Thoughts Form Matter gives rise to spatial metaphors. Concepts such as “deviation”, “atmosphere” and “beauty“ become tangible in the three-part, converging spatial installation. The three teams interpret the general subject of the Biennale Architettura 2018 “Freespace” as both a spatial and a spiritual construct, as a complex dynamic system and as a versatile realm which is shaped by coexistence.
Description of project by Verena Konrad
The Austrian contribution to Biennale Architettura 2018 is a plea for an approach to design that understands itself as the formulation of ideas. Architecture as a cultural activity is based on content rather than the physical realisation of functional diagrams: content that is a vision of living together and the ability to question and reinvent existing rules. This search for continuous contextual reinvention enables things of importance to emerge. Large and small. In relationship with the existing. Things that look back upon and forwards to all that we can imagine.
Today, architecture is a broad field with links to many other disciplines. The complexity of the requirements facing today’s architects and designers means that permanent, intellectual reassurance is required if architecture and design are not to dwindle to pragmatism or merge into a neoliberal logic that is dominated by moments of rationalisation and a search for efficiency in which architecture finds its niche as a servant of an aesthetic economy. Designers need theories, concepts, a formulated approach in order to be able to critically reflect upon the political, social and cultural implications of their own actions.
LAAC, Henke Schreieck and Sagmeister & Walsh describe their work as an abstract thought-process that seeks a concrete form in which aesthetic, function and construction are in equilibrium. The basis of this is always an analysis of the task in its widest social context and of the production conditions which are equally part of this cultural setting.
The contribution “Thoughts Form Matter” draws attention to this complexity. To this end, the three invited teams have addressed the spatial and the historic context of La Biennale di Venezia, the general subject of “Freespace”, the location and its references, La Biennale di Venezia as a significant institution and the pavilion as a setting to which visitors also respond.

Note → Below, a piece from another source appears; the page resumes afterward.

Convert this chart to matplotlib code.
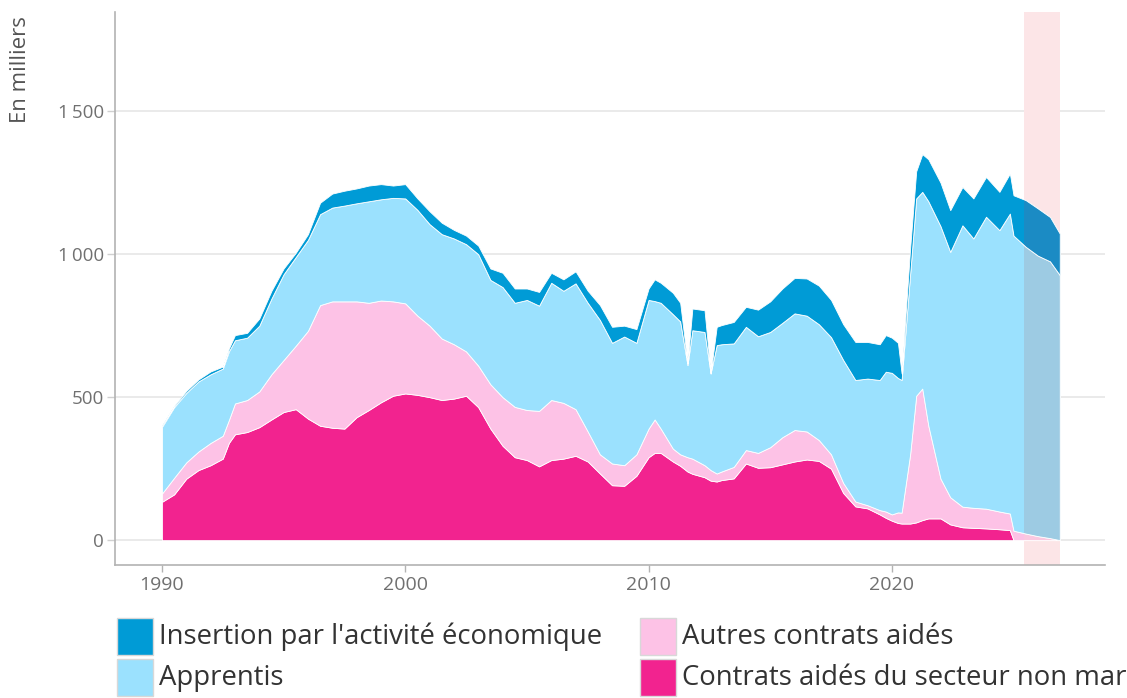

In three installations, which overlap and interact both spatially and contentually, LAAC, Henke Schreieck and Sagmeister & Walsh approach the principle of architecture and design as the creation of a new context and as a relational dimension. Thereby we interpret “Freespace” as a spatial and spiritual construct, a complex dynamic system, a versatile realm, characterised by coexistence. Three spatial installations, which partly merge into each other, materialise and visualise concepts such as “deviation”, “atmosphere” and “beauty“ as formulations of this set of ideas that invites visitors to position themselves as actors in this structure and to adopt their own approach.